**Goal:**
Write out the data below exactly as given, without any of its pictures.

**Dataset content:**

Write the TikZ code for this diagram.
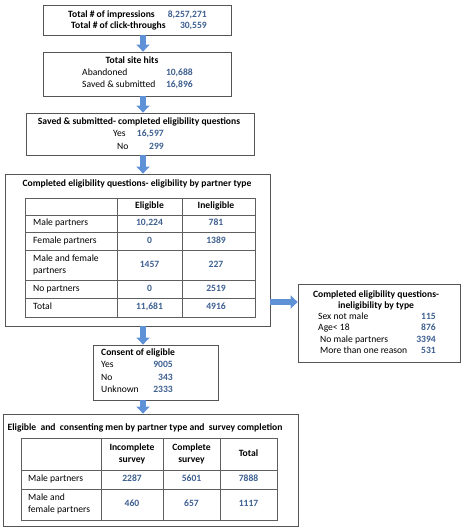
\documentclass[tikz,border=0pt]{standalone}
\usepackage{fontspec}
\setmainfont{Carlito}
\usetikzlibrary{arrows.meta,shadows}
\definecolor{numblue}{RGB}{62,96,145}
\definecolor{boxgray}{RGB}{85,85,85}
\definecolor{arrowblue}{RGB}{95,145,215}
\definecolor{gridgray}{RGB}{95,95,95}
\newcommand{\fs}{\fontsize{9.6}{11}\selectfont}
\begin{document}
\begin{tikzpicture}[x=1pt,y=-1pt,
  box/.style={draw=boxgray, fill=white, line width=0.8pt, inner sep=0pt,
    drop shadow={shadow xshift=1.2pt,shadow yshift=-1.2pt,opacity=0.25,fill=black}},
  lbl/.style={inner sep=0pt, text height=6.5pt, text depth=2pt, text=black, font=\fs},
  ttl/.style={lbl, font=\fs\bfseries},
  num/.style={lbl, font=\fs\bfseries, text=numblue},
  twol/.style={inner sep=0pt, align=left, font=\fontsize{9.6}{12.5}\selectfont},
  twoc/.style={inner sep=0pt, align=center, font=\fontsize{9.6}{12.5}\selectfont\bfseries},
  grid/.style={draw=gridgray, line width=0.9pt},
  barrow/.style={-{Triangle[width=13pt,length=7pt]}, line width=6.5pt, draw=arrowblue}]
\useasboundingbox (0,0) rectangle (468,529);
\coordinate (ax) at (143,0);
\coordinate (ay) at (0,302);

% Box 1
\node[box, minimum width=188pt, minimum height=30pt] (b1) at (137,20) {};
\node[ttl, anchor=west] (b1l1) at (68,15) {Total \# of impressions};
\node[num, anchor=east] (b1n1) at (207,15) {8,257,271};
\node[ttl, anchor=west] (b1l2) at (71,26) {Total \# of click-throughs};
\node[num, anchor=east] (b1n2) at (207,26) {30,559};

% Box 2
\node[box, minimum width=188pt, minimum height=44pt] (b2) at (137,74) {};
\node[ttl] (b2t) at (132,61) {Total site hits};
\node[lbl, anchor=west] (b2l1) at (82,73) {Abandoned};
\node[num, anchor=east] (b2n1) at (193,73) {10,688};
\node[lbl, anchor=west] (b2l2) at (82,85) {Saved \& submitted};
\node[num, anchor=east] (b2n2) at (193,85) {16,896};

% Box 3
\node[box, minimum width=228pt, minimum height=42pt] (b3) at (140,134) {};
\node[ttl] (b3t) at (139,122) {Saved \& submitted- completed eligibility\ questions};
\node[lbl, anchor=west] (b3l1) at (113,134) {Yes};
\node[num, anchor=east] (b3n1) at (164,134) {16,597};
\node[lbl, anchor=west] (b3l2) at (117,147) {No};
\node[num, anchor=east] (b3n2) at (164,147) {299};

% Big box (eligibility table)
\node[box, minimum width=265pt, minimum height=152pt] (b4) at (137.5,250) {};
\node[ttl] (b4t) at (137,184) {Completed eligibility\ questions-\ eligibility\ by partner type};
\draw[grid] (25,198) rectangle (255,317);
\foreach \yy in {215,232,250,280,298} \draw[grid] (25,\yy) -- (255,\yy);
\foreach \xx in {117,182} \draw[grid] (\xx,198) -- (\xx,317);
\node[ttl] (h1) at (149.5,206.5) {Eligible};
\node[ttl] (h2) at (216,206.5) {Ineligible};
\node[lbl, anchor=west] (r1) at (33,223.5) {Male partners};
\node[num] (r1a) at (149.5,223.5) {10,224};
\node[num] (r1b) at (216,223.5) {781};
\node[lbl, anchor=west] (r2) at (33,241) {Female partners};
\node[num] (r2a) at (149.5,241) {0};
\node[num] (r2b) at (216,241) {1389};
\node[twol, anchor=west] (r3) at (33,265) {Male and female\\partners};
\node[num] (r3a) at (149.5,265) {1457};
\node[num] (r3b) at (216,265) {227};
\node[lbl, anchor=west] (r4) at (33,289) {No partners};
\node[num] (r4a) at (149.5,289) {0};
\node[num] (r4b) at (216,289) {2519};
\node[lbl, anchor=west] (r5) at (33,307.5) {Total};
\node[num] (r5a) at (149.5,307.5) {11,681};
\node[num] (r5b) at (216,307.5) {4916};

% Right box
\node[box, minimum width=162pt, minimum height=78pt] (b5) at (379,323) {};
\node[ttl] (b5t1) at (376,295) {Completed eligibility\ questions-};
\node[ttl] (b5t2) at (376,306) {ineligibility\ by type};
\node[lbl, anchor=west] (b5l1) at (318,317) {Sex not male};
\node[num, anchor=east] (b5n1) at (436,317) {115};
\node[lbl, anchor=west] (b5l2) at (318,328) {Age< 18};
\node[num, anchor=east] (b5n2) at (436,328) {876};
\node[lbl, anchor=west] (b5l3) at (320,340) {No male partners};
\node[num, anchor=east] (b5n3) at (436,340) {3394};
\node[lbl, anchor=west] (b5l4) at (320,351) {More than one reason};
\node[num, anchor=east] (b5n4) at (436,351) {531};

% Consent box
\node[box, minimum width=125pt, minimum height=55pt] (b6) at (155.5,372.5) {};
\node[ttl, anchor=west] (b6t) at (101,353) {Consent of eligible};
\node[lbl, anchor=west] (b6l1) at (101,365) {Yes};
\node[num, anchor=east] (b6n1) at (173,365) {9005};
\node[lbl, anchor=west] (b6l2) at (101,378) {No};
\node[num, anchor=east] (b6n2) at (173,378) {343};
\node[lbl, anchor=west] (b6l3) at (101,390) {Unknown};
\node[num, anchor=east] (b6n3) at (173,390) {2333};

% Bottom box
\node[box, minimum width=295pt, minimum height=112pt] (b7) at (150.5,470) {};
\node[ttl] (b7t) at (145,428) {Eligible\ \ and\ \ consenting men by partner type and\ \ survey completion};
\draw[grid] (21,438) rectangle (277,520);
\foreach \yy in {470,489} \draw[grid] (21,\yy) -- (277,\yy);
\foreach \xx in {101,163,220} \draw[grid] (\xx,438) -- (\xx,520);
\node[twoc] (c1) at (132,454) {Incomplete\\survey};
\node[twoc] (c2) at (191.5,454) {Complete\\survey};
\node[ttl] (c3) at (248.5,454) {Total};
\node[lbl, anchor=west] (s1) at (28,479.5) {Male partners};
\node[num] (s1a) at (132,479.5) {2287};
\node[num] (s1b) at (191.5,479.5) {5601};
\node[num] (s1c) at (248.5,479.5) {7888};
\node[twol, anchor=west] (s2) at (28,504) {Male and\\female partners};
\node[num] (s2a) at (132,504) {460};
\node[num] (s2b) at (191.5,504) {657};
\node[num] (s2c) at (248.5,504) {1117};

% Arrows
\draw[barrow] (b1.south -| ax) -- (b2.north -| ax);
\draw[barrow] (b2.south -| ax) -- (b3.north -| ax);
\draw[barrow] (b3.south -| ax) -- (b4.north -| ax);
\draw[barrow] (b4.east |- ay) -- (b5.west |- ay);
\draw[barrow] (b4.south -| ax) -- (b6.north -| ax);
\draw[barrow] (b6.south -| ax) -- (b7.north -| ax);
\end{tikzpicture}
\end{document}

**Result:**
Write the TikZ code for this diagram.
\documentclass[tikz,border=0pt]{standalone}
\usepackage{fontspec}
\setmainfont{Carlito}
\usetikzlibrary{arrows.meta,shadows}
\definecolor{numblue}{RGB}{62,96,145}
\definecolor{boxgray}{RGB}{85,85,85}
\definecolor{arrowblue}{RGB}{95,145,215}
\definecolor{gridgray}{RGB}{95,95,95}
\newcommand{\fs}{\fontsize{9.6}{11}\selectfont}
\begin{document}
\begin{tikzpicture}[x=1pt,y=-1pt,
  box/.style={draw=boxgray, fill=white, line width=0.8pt, inner sep=0pt,
    drop shadow={shadow xshift=1.2pt,shadow yshift=-1.2pt,opacity=0.25,fill=black}},
  lbl/.style={inner sep=0pt, text height=6.5pt, text depth=2pt, text=black, font=\fs},
  ttl/.style={lbl, font=\fs\bfseries},
  num/.style={lbl, font=\fs\bfseries, text=numblue},
  twol/.style={inner sep=0pt, align=left, font=\fontsize{9.6}{12.5}\selectfont},
  twoc/.style={inner sep=0pt, align=center, font=\fontsize{9.6}{12.5}\selectfont\bfseries},
  grid/.style={draw=gridgray, line width=0.9pt},
  barrow/.style={-{Triangle[width=13pt,length=7pt]}, line width=6.5pt, draw=arrowblue}]
\useasboundingbox (0,0) rectangle (468,529);
\coordinate (ax) at (143,0);
\coordinate (ay) at (0,302);

% Box 1
\node[box, minimum width=188pt, minimum height=30pt] (b1) at (137,20) {};
\node[ttl, anchor=west] (b1l1) at (68,15) {Total \# of impressions};
\node[num, anchor=east] (b1n1) at (207,15) {8,257,271};
\node[ttl, anchor=west] (b1l2) at (71,26) {Total \# of click-throughs};
\node[num, anchor=east] (b1n2) at (207,26) {30,559};

% Box 2
\node[box, minimum width=188pt, minimum height=44pt] (b2) at (137,74) {};
\node[ttl] (b2t) at (132,61) {Total site hits};
\node[lbl, anchor=west] (b2l1) at (82,73) {Abandoned};
\node[num, anchor=east] (b2n1) at (193,73) {10,688};
\node[lbl, anchor=west] (b2l2) at (82,85) {Saved \& submitted};
\node[num, anchor=east] (b2n2) at (193,85) {16,896};

% Box 3
\node[box, minimum width=228pt, minimum height=42pt] (b3) at (140,134) {};
\node[ttl] (b3t) at (139,122) {Saved \& submitted- completed eligibility\ questions};
\node[lbl, anchor=west] (b3l1) at (113,134) {Yes};
\node[num, anchor=east] (b3n1) at (164,134) {16,597};
\node[lbl, anchor=west] (b3l2) at (117,147) {No};
\node[num, anchor=east] (b3n2) at (164,147) {299};

% Big box (eligibility table)
\node[box, minimum width=265pt, minimum height=152pt] (b4) at (137.5,250) {};
\node[ttl] (b4t) at (137,184) {Completed eligibility\ questions-\ eligibility\ by partner type};
\draw[grid] (25,198) rectangle (255,317);
\foreach \yy in {215,232,250,280,298} \draw[grid] (25,\yy) -- (255,\yy);
\foreach \xx in {117,182} \draw[grid] (\xx,198) -- (\xx,317);
\node[ttl] (h1) at (149.5,206.5) {Eligible};
\node[ttl] (h2) at (216,206.5) {Ineligible};
\node[lbl, anchor=west] (r1) at (33,223.5) {Male partners};
\node[num] (r1a) at (149.5,223.5) {10,224};
\node[num] (r1b) at (216,223.5) {781};
\node[lbl, anchor=west] (r2) at (33,241) {Female partners};
\node[num] (r2a) at (149.5,241) {0};
\node[num] (r2b) at (216,241) {1389};
\node[twol, anchor=west] (r3) at (33,265) {Male and female\\partners};
\node[num] (r3a) at (149.5,265) {1457};
\node[num] (r3b) at (216,265) {227};
\node[lbl, anchor=west] (r4) at (33,289) {No partners};
\node[num] (r4a) at (149.5,289) {0};
\node[num] (r4b) at (216,289) {2519};
\node[lbl, anchor=west] (r5) at (33,307.5) {Total};
\node[num] (r5a) at (149.5,307.5) {11,681};
\node[num] (r5b) at (216,307.5) {4916};

% Right box
\node[box, minimum width=162pt, minimum height=78pt] (b5) at (379,323) {};
\node[ttl] (b5t1) at (376,295) {Completed eligibility\ questions-};
\node[ttl] (b5t2) at (376,306) {ineligibility\ by type};
\node[lbl, anchor=west] (b5l1) at (318,317) {Sex not male};
\node[num, anchor=east] (b5n1) at (436,317) {115};
\node[lbl, anchor=west] (b5l2) at (318,328) {Age< 18};
\node[num, anchor=east] (b5n2) at (436,328) {876};
\node[lbl, anchor=west] (b5l3) at (320,340) {No male partners};
\node[num, anchor=east] (b5n3) at (436,340) {3394};
\node[lbl, anchor=west] (b5l4) at (320,351) {More than one reason};
\node[num, anchor=east] (b5n4) at (436,351) {531};

% Consent box
\node[box, minimum width=125pt, minimum height=55pt] (b6) at (155.5,372.5) {};
\node[ttl, anchor=west] (b6t) at (101,353) {Consent of eligible};
\node[lbl, anchor=west] (b6l1) at (101,365) {Yes};
\node[num, anchor=east] (b6n1) at (173,365) {9005};
\node[lbl, anchor=west] (b6l2) at (101,378) {No};
\node[num, anchor=east] (b6n2) at (173,378) {343};
\node[lbl, anchor=west] (b6l3) at (101,390) {Unknown};
\node[num, anchor=east] (b6n3) at (173,390) {2333};

% Bottom box
\node[box, minimum width=295pt, minimum height=112pt] (b7) at (150.5,470) {};
\node[ttl] (b7t) at (145,428) {Eligible\ \ and\ \ consenting men by partner type and\ \ survey completion};
\draw[grid] (21,438) rectangle (277,520);
\foreach \yy in {470,489} \draw[grid] (21,\yy) -- (277,\yy);
\foreach \xx in {101,163,220} \draw[grid] (\xx,438) -- (\xx,520);
\node[twoc] (c1) at (132,454) {Incomplete\\survey};
\node[twoc] (c2) at (191.5,454) {Complete\\survey};
\node[ttl] (c3) at (248.5,454) {Total};
\node[lbl, anchor=west] (s1) at (28,479.5) {Male partners};
\node[num] (s1a) at (132,479.5) {2287};
\node[num] (s1b) at (191.5,479.5) {5601};
\node[num] (s1c) at (248.5,479.5) {7888};
\node[twol, anchor=west] (s2) at (28,504) {Male and\\female partners};
\node[num] (s2a) at (132,504) {460};
\node[num] (s2b) at (191.5,504) {657};
\node[num] (s2c) at (248.5,504) {1117};

% Arrows
\draw[barrow] (b1.south -| ax) -- (b2.north -| ax);
\draw[barrow] (b2.south -| ax) -- (b3.north -| ax);
\draw[barrow] (b3.south -| ax) -- (b4.north -| ax);
\draw[barrow] (b4.east |- ay) -- (b5.west |- ay);
\draw[barrow] (b4.south -| ax) -- (b6.north -| ax);
\draw[barrow] (b6.south -| ax) -- (b7.north -| ax);
\end{tikzpicture}
\end{document}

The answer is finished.